What I learned about China by searching for the world’s rarest bird - Petiver
https://medium.com/the-economist/what-i-learned-about-china-by-searching-for-the-worlds-rarest-bird-a1aae68da37#.goda6jikl
======
pep_guardiola
I would actually recommend people to give amateur ornithology a try. When I
was 12, my grandfather gave me a pair of binoculars and an ornithology guide
and since then, every summer I go on hikes to watch birds. It's a wonderfully
relaxing and fulfilling activity, my brain is weirdly active while watching
birds and I end up doing a lot of reflection on those hikes. It's also
incredibly satisfying to spot a rare bird.

I know you might think you will never be into it, but give it a try. It's also
a great activity to keep doing well into old age.

------
sn41
Birding is very popular in India. I think it was brought in by the British,
which is perhaps why Hong Kong was the only Birding place in China.

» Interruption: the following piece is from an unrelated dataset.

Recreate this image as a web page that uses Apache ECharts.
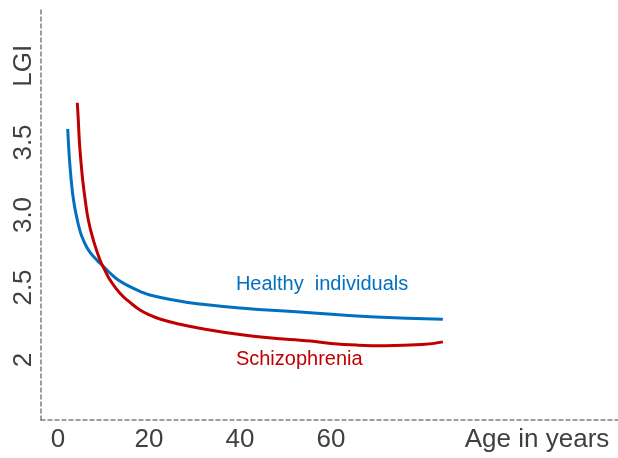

A somewhat obscure trivia: the Indian National Congress party was established
by the British Civil Servant A. O. Hume [1], who was an avid birder, ran a
magazine called "Stray Feathers", and published "The Nests and Eggs of Indian
Birds". [2] A. O. Hume was expelled from the British Civil Service for his
sympathy and support for the cause of the Indians.

[1]
[https://en.wikipedia.org/wiki/Allan_Octavian_Hume](https://en.wikipedia.org/wiki/Allan_Octavian_Hume)

[2]
[https://archive.org/search.php?query=creator%3A%22Hume%2C+Al...](https://archive.org/search.php?query=creator%3A%22Hume%2C+Allan+Octavian%2C+1829-1912%22)